TOSIO MARTINENGO ART GALLERY
The fourth anniversary of the Tosio Martinengo Art Gallery reopening was celebrated with important news.
The reopening was possible thanks to the financial support of the Metal Work Group and the gift to the restoration community, through the Art Bonus tool, of the two new paintings that are now part of the new rooms of the Eighteenth century: The Bravo by Giacomo Ceruti and The sewing girl by Antonio Cifrondi.
"The support to Brescia Musei is for us a source of pride and satisfaction as we believe it is fundamental to promote and enhance the artistic and cultural heritage of our territory. We are present in 27 countries around the world with our societies, but we remain strongly linked to our origins and roots, aware that the history and artistic tradition of our country are fundamental positive features in an increasingly globalized and interconnected world. Brescia Musei is a great opportunity for company image that we seize with great enthusiasm helping to enhance more and more the cultural heritage of our city."
Daniele Marconi, Managing Director Metal Work Group of Companies
Giacomo Ceruti - Bravo, around 1725
The painting must be inserted at the beginning of the Brescia-based phase of Giacomo Ceruti. The careful physiognomy - the disheveled hairstyle, the thick and wrinkled moustaches and the wrinkles of the skin - is combined with the penetrating psychological characterization, which marks the image so much that it suggests to recognize a portrait.
An inscription on the back (now concealed but documented by a transcript) suggests that the painting depicts one of the bravi (or "bullies") who still in the eighteenth century were numerous in the service of the noble families of Brescia. From the same inscription it seems to be possible to deduce that the painting belonged to at least two houses of the city.

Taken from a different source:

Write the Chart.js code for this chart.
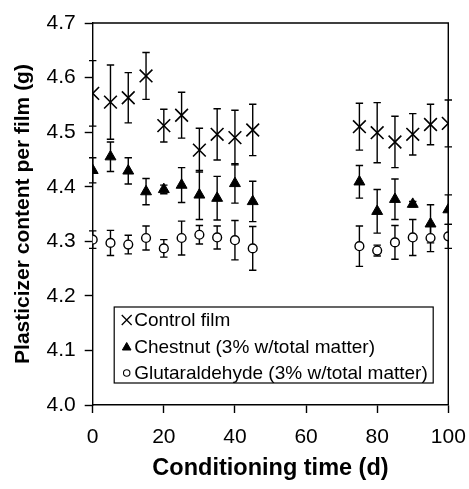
<!DOCTYPE html>
<html>
<head>
<meta charset="utf-8">
<script src="https://cdn.jsdelivr.net/npm/chart.js@4.4.1/dist/chart.umd.min.js"></script>
<style>
html,body{margin:0;padding:0;background:#fff;}
#wrap{width:469px;height:489px;position:relative;}
</style>
</head>
<body>
<div id="wrap"><canvas id="c" width="469" height="489"></canvas></div>
<script>
const days = [0,5,10,15,20,25,30,35,40,45,75,80,85,90,95,100];
const controlFilm = [4.571,4.555,4.563,4.603,4.512,4.531,4.467,4.496,4.490,4.504,4.510,4.499,4.482,4.496,4.514,4.516];
const controlErr  = [0.060,0.068,0.046,0.043,0.030,0.042,0.040,0.047,0.050,0.047,0.043,0.055,0.047,0.038,0.037,0.043];
const chestnut    = [4.430,4.455,4.429,4.391,4.395,4.403,4.385,4.379,4.406,4.373,4.409,4.355,4.377,4.368,4.332,4.358];
const chestnutErr = [0.023,0.027,0.024,0.024,0.008,0.032,0.045,0.040,0.036,0.037,0.030,0.040,0.037,0.005,0.035,0.027];
const glutaraldehyde = [4.303,4.297,4.294,4.306,4.287,4.306,4.312,4.307,4.302,4.287,4.291,4.283,4.298,4.307,4.306,4.309];
const glutErr     = [0.016,0.023,0.017,0.022,0.016,0.031,0.017,0.021,0.036,0.040,0.037,0.010,0.031,0.033,0.025,0.022];
const seriesNames = ["Control film","Chestnut (3% w/total matter)","Glutaraldehyde (3% w/total matter)"];
const xTicks = [0,20,40,60,80,100];
const yTicks = [4.0,4.1,4.2,4.3,4.4,4.5,4.6,4.7];

const FONT = "'Liberation Sans', Arial, sans-serif";
function pts(vals){ return days.map((d,i)=>({x:d,y:vals[i]})); }

const errorBars = {
  id:'errorBars',
  beforeDatasetsDraw(chart){
    const ctx = chart.ctx, xs = chart.scales.x, ys = chart.scales.y;
    ctx.save();
    ctx.strokeStyle = '#000';
    ctx.lineWidth = 1.4;
    chart.data.datasets.forEach(ds=>{
      ds.data.forEach((p,i)=>{
        const e = ds.err[i];
        const px = xs.getPixelForValue(p.x);
        const top = ys.getPixelForValue(p.y + e);
        const bot = ys.getPixelForValue(p.y - e);
        ctx.beginPath();
        ctx.moveTo(px, top); ctx.lineTo(px, bot);
        ctx.moveTo(px-3.7, top); ctx.lineTo(px+3.7, top);
        ctx.moveTo(px-3.7, bot); ctx.lineTo(px+3.7, bot);
        ctx.stroke();
      });
    });
    ctx.restore();
  }
};

const frame = {
  id:'frame',
  afterDatasetsDraw(chart){
    const {ctx, chartArea:a} = chart;
    ctx.save();
    ctx.strokeStyle='#000'; ctx.lineWidth=1.4;
    ctx.beginPath();
    ctx.moveTo(a.left, a.top); ctx.lineTo(a.right, a.top); ctx.lineTo(a.right, a.bottom);
    ctx.stroke();
    ctx.restore();
  }
};

const insideLegend = {
  id:'insideLegend',
  afterDraw(chart){
    const {ctx, chartArea:a} = chart;
    const bx = a.left + 21.5, by = a.top + 284, bw = 319, bh = 76;
    ctx.save();
    ctx.fillStyle='#fff';
    ctx.fillRect(bx, by, bw, bh);
    ctx.strokeStyle='#000'; ctx.lineWidth=1.2;
    ctx.strokeRect(bx, by, bw, bh);
    const styles = [
      {pointStyle:'crossRot', radius:7, fill:'#000', lw:1.3},
      {pointStyle:'triangle', radius:5, fill:'#000', lw:1},
      {pointStyle:'circle', radius:3.2, fill:'#fff', lw:1.1}
    ];
    ctx.font = "19px " + FONT;
    ctx.textBaseline='middle';
    ctx.fillStyle='#000';
    seriesNames.forEach((n,i)=>{
      const cy = by + 13 + i*26.5;
      const s = styles[i];
      ctx.fillStyle = s.fill; ctx.strokeStyle='#000'; ctx.lineWidth = s.lw;
      Chart.helpers.drawPoint(ctx, {pointStyle:s.pointStyle, radius:s.radius, rotation:0, borderWidth:s.lw}, bx+12.5, cy + (i===1?1:0));
      ctx.fillStyle='#000';
      ctx.fillText(n, bx+20, cy+1);
    });
    ctx.restore();
  }
};

new Chart(document.getElementById('c'), {
  type:'scatter',
  data:{
    datasets:[
      {label:seriesNames[0], data:pts(controlFilm), err:controlErr, pointStyle:'crossRot', pointRadius:9, borderColor:'#000', backgroundColor:'#000', borderWidth:1.6, showLine:false},
      {label:seriesNames[1], data:pts(chestnut), err:chestnutErr, pointStyle:'triangle', pointRadius:6.3, borderColor:'#000', backgroundColor:'#000', borderWidth:1, showLine:false},
      {label:seriesNames[2], data:pts(glutaraldehyde), err:glutErr, pointStyle:'circle', pointRadius:4.4, borderColor:'#000', backgroundColor:'#fff', borderWidth:1.4, showLine:false}
    ]
  },
  options:{
    responsive:false,
    animation:false,
    devicePixelRatio:1,
    layout:{padding:{top:23, right:20.7, left:0, bottom:0}},
    plugins:{legend:{display:false}, tooltip:{enabled:false}},
    elements:{point:{hoverRadius:0}},
    scales:{
      x:{
        type:'linear', min:0, max:100,
        afterFit(s){ s.height = 84; s.paddingLeft = 0; s.paddingRight = 0; },
        afterBuildTicks(s){ s.ticks = xTicks.map(v=>({value:v})); },
        ticks:{color:'#000', font:{family:FONT, size:21}, padding:12},
        grid:{drawOnChartArea:false, drawTicks:true, tickLength:8, tickColor:'#000', tickWidth:1.4},
        border:{display:true, color:'#000', width:1.4},
        title:{display:true, text:'Conditioning time (d)', color:'#000', font:{family:FONT, size:23.5, weight:'bold'}, padding:{top:0,bottom:6}}
      },
      y:{
        type:'linear', min:4.0, max:4.7,
        afterFit(s){ s.width = 92.7; s.paddingTop = 0; s.paddingBottom = 0; },
        afterBuildTicks(s){ s.ticks = yTicks.map(v=>({value:v})); },
        ticks:{color:'#000', font:{family:FONT, size:21}, padding:9, callback:v=>Number(v).toFixed(1)},
        grid:{drawOnChartArea:false, drawTicks:true, tickLength:8, tickColor:'#000', tickWidth:1.4},
        border:{display:true, color:'#000', width:1.4},
        title:{display:true, text:'Plasticizer content per film (g)', color:'#000', font:{family:FONT, size:21, weight:'bold'}, padding:{top:10.5,bottom:0}}
      }
    }
  },
  plugins:[errorBars, frame, insideLegend]
});
</script>
</body>
</html>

The figure is inserted in an oval that simulates an open window on the background of the sky: here the pink clouds create strong contrasts, with effects of illusionism not unrelated to a certain Lombard tradition.
Antonio Cifrondi - The sewing girl, around 1720-1725
Coming from the Vitale Bondini collection, the painting became part of the collections of the Tosio Martinengo Art Gallery in 1935, after being exhibited at "Painting in Brescia during Seventeenth and Eghteenth century", together with the Miller and the paintings of an old man and woman. The four paintings were considered a unique series, poetically called "The Miller’s Family". Among them, The sewing girl presents a close affinity with the Miller, with whom she shares the chromatic range, warm and bathed in white light, and the dreamy and silent atmosphere. The theme of the woman who sews represents one of the most popular iconographies of Cifrondi’s painting, which he addressed several times in his career: to date two other versions are known, characterized by the layout of the figure of three quarters, in a domestic environment where a window opens, as well as the presence of a hen at the foot of the protagonist. Compared to these, the model of the Tosio Martinengo seems to be the prototype, as evidenced by its dazzling quality.

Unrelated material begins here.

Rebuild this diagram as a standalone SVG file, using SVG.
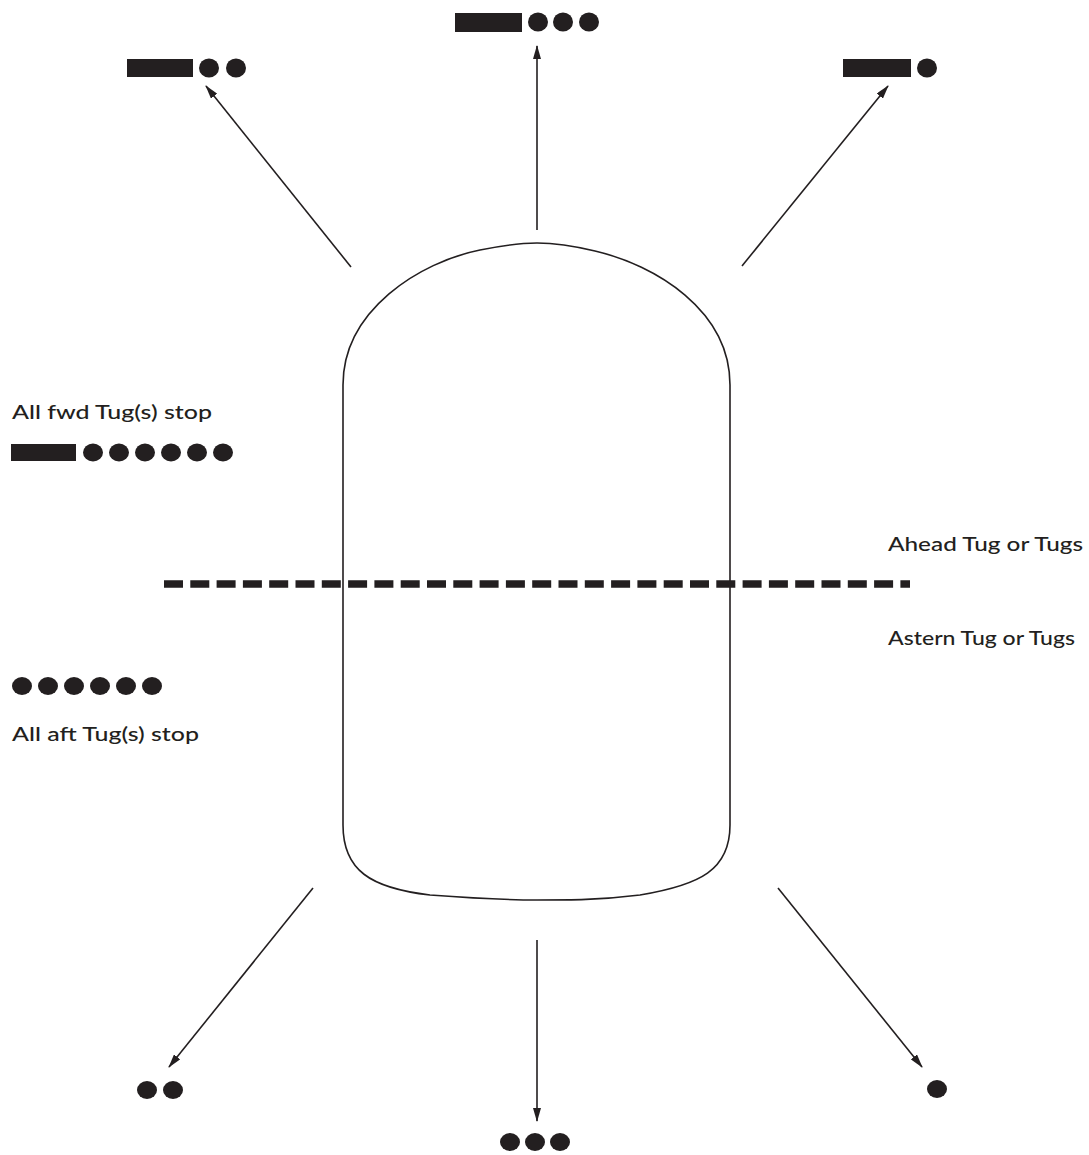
<svg xmlns="http://www.w3.org/2000/svg" width="1089" height="1155" viewBox="0 0 1089 1155">
<style>
.lbl{font-family:Lato,"Open Sans","Liberation Sans",sans-serif;font-size:20px;font-weight:500;fill:#231f20}
.sig{fill:#231f20}
.ln{stroke:#231f20;stroke-width:1.6;fill:none}
</style>
<defs>
<marker id="ah" viewBox="0 0 14 8" refX="13" refY="4" markerWidth="14" markerHeight="8" markerUnits="userSpaceOnUse" orient="auto">
<path d="M0,0 L14,4 L0,8 Z" fill="#231f20"/>
</marker>
</defs>
<rect width="1089" height="1155" fill="#fff"/>
<g id="ship">
<path class="ln" d="M343,385 C343,310 420,262 480,250 C505,245 520,243 537,243 C554,243 570,245 595,251 C655,265 730,310 730,385 L730,825 C730,870 700,885 640,895 C600,900 570,900 537,900 C500,900 470,898 430,895 C370,888 343,870 343,825 Z"/>
</g>
<g id="divider">
<line x1="164" y1="584" x2="910" y2="584" stroke="#231f20" stroke-width="7.5" stroke-dasharray="19 7.3"/>
</g>
<g id="connectors">
<line class="ln" x1="351" y1="267" x2="206" y2="86" marker-end="url(#ah)"/>
<line class="ln" x1="537" y1="230" x2="537" y2="46" marker-end="url(#ah)"/>
<line class="ln" x1="742" y1="266" x2="888" y2="86" marker-end="url(#ah)"/>
<line class="ln" x1="313" y1="888" x2="169" y2="1067" marker-end="url(#ah)"/>
<line class="ln" x1="537" y1="940" x2="537" y2="1121" marker-end="url(#ah)"/>
<line class="ln" x1="778" y1="888" x2="922" y2="1067" marker-end="url(#ah)"/>
</g>
<g id="sig-top-left" class="sig">
<rect x="127" y="59" width="66" height="18"/>
<ellipse cx="209" cy="68" rx="10" ry="9.5"/>
<ellipse cx="236" cy="68" rx="10" ry="9.5"/>
</g>
<g id="sig-top-center" class="sig">
<rect x="455" y="13" width="67" height="19"/>
<ellipse cx="538" cy="22" rx="10" ry="9.5"/>
<ellipse cx="563" cy="22" rx="10" ry="9.5"/>
<ellipse cx="589" cy="22" rx="10" ry="9.5"/>
</g>
<g id="sig-top-right" class="sig">
<rect x="843" y="59" width="68" height="18"/>
<ellipse cx="927" cy="68" rx="10" ry="9.5"/>
</g>
<g id="fwd-stop">
<text class="lbl" x="12" y="419" textLength="200" lengthAdjust="spacingAndGlyphs">All fwd Tug(s) stop</text>
<g class="sig">
<rect x="11" y="444" width="65" height="17"/>
<ellipse cx="93" cy="452.5" rx="10" ry="9"/>
<ellipse cx="119" cy="452.5" rx="10" ry="9"/>
<ellipse cx="145" cy="452.5" rx="10" ry="9"/>
<ellipse cx="171" cy="452.5" rx="10" ry="9"/>
<ellipse cx="197" cy="452.5" rx="10" ry="9"/>
<ellipse cx="223" cy="452.5" rx="10" ry="9"/>
</g>
</g>
<g id="aft-stop">
<g class="sig">
<ellipse cx="22" cy="686" rx="10" ry="9"/>
<ellipse cx="48" cy="686" rx="10" ry="9"/>
<ellipse cx="74" cy="686" rx="10" ry="9"/>
<ellipse cx="100" cy="686" rx="10" ry="9"/>
<ellipse cx="126" cy="686" rx="10" ry="9"/>
<ellipse cx="152" cy="686" rx="10" ry="9"/>
</g>
<text class="lbl" x="12" y="741" textLength="187" lengthAdjust="spacingAndGlyphs">All aft Tug(s) stop</text>
</g>
<g id="ahead">
<text class="lbl" x="888" y="551" textLength="195" lengthAdjust="spacingAndGlyphs">Ahead Tug or Tugs</text>
</g>
<g id="astern">
<text class="lbl" x="888" y="645" textLength="187" lengthAdjust="spacingAndGlyphs">Astern Tug or Tugs</text>
</g>
<g id="sig-bottom-left" class="sig">
<ellipse cx="147" cy="1090" rx="10" ry="9"/>
<ellipse cx="173" cy="1090" rx="10" ry="9"/>
</g>
<g id="sig-bottom-center" class="sig">
<ellipse cx="510" cy="1142" rx="10" ry="9"/>
<ellipse cx="535" cy="1142" rx="10" ry="9"/>
<ellipse cx="560" cy="1142" rx="10" ry="9"/>
</g>
<g id="sig-bottom-right" class="sig">
<ellipse cx="937" cy="1089" rx="10" ry="9"/>
</g>
</svg>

Compared to previous interpretations of the theme of female works, Cifrondi does not choose the choral scene, but instead focuses on a single figure. The naturalistic tone and the attention to the psychology of the character, appreciable in the calm concentration with which the young study the point where to immerse the spire of the thread, do not recommend to read in the canvas an allegorical intent, clearly present instead in other interpretations of similar subjects and readable as an allusion to the sense of sight. Cifrondi, on the other hand, seems to avoid any over-meaning and draw attention to the deeper meaning revealed by the gesture and the atmosphere in which the girl’s activity takes place: a quiet and a peace brightened by work, which gives dignity and serenity to the person and his actions.